Streaming
For chat completions where you want tokens as they're generated — building a chat UI, a CLI that prints word-by-word, or just trimming time-to-first-token — pass stream: true and read the Server-Sent Events. The wire format is identical to OpenAI's, so the SDK does the parsing for you.
Python
from openai import OpenAI
client = OpenAI(
base_url="https://api.echotokens.com/v1",
api_key="sk-echo-...",
)
stream = client.chat.completions.create(
model="claude-opus-4.7",
messages=[{"role": "user", "content": "Explain the OSI model in plain English."}],
stream=True,
)
for chunk in stream:
delta = chunk.choices[0].delta.content
if delta:
print(delta, end="", flush=True)
Each chunk is a partial completion. The delta.content field holds the substring added since the previous chunk; concatenate them to reconstruct the final message. The stream ends when the SDK iterator stops.
Node / TypeScript
import OpenAI from "openai";
const client = new OpenAI({
baseURL: "https://api.echotokens.com/v1",
apiKey: process.env.ECHOTOKENS_API_KEY,
});
const stream = await client.chat.completions.create({
model: "gpt-5.5-pro",
messages: [{ role: "user", content: "Explain the OSI model in plain English." }],
stream: true,
});
for await (const chunk of stream) {
const delta = chunk.choices[0]?.delta?.content;
if (delta) process.stdout.write(delta);
}
Tool calls and structured output
Streaming and function-calling compose. The same delta.tool_calls chunks appear in the stream as you'd see from OpenAI — partial JSON arguments arrive across multiple chunks, so accumulate the strings yourself before parsing the final object.
Cost during streaming
Streaming responses bill at the same flat-USD passthrough as non-streaming calls — but cost_usd_cents only finalizes once the stream completes. If you cancel mid-stream, the gateway still charges for the upstream tokens delivered before disconnect; downstream providers don't refund partial completions. Budget for the worst case if you build cancellation into your UX.
If your stream drops on a network blip, the OpenAI SDK retries the whole request — you'll be billed twice for two completions.
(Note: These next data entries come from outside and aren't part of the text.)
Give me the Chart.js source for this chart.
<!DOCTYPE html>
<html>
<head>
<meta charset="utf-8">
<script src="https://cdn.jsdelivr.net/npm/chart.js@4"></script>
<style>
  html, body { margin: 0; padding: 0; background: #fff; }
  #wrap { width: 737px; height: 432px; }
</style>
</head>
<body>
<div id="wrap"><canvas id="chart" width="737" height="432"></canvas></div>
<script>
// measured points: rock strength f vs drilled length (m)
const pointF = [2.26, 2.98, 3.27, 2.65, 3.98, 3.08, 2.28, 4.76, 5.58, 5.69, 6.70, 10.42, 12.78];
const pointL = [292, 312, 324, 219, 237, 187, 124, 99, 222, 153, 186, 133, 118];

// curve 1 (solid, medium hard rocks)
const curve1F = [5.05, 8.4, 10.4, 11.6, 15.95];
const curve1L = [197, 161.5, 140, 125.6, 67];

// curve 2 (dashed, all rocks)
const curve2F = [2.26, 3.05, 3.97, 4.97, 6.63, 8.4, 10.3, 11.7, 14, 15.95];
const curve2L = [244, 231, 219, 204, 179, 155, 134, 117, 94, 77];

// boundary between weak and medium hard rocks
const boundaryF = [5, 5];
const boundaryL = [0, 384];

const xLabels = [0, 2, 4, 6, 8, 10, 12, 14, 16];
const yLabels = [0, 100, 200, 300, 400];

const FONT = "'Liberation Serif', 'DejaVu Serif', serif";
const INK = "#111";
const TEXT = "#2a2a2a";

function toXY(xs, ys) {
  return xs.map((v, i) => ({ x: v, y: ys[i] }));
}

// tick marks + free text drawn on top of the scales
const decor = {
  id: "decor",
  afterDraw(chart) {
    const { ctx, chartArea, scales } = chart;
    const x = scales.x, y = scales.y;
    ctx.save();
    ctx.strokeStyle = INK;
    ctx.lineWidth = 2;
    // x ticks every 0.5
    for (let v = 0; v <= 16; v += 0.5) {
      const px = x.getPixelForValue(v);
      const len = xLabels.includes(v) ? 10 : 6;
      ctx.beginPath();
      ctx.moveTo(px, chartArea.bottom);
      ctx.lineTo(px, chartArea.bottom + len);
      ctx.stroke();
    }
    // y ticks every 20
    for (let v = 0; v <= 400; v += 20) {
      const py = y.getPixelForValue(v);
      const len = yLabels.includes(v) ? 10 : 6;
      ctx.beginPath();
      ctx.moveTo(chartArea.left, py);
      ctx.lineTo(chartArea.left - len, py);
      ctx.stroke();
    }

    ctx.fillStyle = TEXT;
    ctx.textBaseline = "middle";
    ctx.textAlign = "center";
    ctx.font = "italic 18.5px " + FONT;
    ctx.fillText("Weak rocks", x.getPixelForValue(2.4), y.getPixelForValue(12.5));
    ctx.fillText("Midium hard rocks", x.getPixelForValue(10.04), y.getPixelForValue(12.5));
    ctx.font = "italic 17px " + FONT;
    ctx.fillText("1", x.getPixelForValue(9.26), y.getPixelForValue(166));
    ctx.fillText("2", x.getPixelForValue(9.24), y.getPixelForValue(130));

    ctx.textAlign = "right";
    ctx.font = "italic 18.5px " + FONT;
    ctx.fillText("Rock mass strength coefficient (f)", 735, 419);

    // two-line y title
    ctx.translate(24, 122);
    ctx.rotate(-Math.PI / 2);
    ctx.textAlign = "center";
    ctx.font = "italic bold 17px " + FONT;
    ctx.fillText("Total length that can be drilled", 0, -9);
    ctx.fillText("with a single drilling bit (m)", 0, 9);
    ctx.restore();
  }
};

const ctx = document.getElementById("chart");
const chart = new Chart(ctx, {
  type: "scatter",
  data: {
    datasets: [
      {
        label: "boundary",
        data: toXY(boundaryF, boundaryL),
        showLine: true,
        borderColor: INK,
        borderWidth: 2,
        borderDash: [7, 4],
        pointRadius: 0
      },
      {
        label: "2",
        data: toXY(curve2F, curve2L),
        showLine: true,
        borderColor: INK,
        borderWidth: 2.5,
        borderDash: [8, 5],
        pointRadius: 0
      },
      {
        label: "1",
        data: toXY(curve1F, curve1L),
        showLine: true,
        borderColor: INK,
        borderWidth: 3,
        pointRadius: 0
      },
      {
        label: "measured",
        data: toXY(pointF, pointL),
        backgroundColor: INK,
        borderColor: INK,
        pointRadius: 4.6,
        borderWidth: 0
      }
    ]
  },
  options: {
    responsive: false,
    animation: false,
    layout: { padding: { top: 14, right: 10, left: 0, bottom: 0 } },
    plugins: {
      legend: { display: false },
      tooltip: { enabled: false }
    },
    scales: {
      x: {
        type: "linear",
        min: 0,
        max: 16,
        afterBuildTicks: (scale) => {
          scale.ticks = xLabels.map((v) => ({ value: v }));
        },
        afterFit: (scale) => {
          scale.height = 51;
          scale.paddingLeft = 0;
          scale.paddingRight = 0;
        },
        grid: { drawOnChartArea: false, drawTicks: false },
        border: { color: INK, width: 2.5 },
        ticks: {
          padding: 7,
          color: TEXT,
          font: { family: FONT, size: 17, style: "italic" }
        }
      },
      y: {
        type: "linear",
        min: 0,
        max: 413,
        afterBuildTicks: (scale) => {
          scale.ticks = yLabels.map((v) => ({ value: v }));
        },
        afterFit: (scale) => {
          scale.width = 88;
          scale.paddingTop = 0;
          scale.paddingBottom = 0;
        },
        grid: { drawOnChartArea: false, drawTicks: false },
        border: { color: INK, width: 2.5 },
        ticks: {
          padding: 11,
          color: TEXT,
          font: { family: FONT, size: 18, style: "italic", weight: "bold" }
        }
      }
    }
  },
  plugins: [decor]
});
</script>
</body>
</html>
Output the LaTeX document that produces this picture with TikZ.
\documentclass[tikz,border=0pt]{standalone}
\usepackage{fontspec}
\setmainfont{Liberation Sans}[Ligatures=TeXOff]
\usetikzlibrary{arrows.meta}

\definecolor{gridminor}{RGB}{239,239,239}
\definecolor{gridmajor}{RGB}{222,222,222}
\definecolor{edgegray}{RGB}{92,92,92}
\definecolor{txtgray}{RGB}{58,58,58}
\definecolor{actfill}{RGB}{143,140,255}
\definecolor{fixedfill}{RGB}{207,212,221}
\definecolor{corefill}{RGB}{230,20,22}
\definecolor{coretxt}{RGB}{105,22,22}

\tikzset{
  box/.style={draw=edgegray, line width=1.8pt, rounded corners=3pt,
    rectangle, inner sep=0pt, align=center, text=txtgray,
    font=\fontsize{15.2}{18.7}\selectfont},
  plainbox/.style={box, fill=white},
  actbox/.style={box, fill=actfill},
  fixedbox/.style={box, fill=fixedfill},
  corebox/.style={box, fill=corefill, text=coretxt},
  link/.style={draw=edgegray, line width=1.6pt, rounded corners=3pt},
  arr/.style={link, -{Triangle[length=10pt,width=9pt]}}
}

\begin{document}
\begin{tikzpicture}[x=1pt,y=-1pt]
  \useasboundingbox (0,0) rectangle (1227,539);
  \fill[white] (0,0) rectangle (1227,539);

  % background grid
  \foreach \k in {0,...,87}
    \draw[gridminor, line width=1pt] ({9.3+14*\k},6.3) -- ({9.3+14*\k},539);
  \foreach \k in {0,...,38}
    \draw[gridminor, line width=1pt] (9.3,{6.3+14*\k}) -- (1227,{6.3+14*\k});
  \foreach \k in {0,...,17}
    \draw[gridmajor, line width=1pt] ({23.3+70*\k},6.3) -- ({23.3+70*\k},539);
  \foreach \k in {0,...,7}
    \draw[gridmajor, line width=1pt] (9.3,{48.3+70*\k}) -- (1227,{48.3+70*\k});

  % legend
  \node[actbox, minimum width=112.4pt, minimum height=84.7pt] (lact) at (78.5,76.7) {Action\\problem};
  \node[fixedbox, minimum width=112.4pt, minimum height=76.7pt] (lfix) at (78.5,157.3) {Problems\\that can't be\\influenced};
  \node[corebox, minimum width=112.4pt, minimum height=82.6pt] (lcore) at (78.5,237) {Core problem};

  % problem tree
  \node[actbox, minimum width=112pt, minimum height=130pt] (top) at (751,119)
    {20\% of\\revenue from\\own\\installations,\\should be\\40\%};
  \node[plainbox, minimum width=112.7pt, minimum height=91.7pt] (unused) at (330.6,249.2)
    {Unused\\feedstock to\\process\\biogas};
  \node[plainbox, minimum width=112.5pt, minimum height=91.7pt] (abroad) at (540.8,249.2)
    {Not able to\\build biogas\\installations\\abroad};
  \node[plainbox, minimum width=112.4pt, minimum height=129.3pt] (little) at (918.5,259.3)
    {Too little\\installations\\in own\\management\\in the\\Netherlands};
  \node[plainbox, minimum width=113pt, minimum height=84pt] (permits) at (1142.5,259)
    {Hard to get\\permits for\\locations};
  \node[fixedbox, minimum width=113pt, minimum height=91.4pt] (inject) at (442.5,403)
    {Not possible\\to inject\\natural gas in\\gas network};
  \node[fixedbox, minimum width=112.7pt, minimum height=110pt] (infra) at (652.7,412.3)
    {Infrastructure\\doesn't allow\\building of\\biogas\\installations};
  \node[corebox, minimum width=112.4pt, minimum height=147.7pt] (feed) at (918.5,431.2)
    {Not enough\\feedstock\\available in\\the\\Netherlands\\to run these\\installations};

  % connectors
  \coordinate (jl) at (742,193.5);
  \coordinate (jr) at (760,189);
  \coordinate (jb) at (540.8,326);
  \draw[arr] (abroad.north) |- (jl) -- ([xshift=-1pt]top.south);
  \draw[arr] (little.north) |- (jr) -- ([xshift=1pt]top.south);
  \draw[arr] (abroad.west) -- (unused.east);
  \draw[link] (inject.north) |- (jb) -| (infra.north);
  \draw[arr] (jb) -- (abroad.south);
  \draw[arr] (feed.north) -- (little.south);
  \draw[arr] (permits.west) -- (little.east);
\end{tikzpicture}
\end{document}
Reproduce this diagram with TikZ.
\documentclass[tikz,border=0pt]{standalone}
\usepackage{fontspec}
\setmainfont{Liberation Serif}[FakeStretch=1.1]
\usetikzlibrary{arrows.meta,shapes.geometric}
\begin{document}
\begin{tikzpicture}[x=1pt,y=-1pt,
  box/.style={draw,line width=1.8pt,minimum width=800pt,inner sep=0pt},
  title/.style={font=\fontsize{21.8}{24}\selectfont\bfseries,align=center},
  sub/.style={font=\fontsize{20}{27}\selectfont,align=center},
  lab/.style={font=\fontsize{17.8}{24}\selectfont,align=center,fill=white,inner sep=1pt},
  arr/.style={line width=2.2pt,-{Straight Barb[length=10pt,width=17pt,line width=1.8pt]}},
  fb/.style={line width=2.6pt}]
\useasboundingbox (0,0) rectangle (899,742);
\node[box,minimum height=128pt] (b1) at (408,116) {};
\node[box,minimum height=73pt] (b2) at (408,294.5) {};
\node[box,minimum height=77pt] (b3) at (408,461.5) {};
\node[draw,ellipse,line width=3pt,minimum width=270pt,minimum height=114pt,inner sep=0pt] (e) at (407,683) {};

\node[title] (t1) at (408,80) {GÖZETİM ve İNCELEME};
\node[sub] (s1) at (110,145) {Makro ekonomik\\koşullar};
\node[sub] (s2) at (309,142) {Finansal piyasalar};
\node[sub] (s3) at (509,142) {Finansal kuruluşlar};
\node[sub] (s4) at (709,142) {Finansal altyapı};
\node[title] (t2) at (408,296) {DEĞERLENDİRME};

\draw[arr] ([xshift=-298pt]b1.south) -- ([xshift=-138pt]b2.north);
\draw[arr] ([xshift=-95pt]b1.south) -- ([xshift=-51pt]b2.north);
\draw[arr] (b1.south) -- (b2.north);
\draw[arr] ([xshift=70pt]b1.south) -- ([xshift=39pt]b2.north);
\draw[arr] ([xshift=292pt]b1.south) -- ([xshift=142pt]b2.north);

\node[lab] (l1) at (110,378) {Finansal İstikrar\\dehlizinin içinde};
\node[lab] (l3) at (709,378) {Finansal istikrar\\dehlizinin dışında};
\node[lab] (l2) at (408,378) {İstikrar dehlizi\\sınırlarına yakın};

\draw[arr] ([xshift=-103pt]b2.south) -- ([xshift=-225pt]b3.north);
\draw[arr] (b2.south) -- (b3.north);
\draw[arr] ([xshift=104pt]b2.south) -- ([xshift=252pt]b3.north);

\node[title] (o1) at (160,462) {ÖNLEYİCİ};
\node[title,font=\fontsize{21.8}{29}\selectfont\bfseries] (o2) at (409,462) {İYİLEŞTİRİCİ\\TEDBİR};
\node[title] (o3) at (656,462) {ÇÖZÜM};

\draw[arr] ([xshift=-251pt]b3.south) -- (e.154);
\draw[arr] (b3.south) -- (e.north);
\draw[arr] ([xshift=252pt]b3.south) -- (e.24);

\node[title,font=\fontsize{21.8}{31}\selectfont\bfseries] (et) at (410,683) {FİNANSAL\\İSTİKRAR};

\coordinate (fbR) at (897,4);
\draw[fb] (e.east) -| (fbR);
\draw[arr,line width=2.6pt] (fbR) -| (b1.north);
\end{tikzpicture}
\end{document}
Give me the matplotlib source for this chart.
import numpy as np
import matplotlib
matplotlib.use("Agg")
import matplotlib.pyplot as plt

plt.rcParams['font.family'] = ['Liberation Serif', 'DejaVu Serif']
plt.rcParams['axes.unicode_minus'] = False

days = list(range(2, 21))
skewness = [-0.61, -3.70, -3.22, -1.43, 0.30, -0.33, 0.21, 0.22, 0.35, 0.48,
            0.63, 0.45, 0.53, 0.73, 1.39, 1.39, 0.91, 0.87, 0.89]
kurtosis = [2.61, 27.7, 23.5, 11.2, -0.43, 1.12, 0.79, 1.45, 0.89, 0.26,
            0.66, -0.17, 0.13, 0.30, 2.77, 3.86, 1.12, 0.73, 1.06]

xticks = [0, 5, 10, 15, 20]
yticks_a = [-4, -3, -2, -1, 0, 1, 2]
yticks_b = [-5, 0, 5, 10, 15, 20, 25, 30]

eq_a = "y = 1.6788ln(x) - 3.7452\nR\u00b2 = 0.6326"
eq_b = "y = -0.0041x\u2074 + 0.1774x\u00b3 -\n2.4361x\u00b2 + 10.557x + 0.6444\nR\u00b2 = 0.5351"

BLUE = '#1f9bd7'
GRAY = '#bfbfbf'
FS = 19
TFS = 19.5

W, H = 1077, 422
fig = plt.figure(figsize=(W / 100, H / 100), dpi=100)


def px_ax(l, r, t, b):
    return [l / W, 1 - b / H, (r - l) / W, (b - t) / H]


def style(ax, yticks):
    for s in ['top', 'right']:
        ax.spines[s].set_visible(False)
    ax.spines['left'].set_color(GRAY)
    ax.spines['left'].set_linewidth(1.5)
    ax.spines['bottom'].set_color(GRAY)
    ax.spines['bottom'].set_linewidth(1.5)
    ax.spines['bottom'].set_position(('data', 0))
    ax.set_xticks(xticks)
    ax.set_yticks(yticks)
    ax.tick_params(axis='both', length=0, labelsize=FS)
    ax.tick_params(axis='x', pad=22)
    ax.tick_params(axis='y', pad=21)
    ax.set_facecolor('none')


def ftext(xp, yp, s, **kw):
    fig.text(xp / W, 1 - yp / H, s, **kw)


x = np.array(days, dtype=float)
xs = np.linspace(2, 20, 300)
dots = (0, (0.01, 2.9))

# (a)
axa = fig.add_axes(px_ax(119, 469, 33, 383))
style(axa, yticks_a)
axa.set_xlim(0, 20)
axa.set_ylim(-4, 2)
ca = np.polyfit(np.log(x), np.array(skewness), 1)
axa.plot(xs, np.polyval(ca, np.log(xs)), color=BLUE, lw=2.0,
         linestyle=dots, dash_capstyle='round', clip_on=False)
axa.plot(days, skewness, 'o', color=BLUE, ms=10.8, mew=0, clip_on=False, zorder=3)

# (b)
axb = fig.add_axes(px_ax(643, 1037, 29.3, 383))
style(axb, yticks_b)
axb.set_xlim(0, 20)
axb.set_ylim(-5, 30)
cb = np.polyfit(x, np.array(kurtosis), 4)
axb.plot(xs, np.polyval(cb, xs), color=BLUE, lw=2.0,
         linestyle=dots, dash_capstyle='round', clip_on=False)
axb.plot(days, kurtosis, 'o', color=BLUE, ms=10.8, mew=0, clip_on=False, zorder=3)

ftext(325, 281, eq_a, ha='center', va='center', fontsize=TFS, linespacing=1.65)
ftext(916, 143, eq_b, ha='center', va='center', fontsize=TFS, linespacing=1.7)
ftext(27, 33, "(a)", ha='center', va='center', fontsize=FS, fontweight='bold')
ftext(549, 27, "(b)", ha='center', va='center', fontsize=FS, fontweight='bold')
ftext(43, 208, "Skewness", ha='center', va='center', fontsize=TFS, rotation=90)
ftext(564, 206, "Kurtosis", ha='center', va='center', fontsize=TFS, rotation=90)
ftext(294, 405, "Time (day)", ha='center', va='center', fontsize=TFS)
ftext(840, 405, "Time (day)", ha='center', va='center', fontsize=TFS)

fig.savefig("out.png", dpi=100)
For production agents, wrap streaming calls with your own resumable-state logic (cache the assistant text, replay on resume) rather than relying on SDK retries.
When to stream vs. not
- Stream if your user is watching the output in real time (chat UIs, terminals).
- Don't stream if you're going to parse the entire response anyway (structured JSON for an agent, embeddings, summarization pipelines). Non-streaming responses arrive in one network round-trip with a cleaner error surface.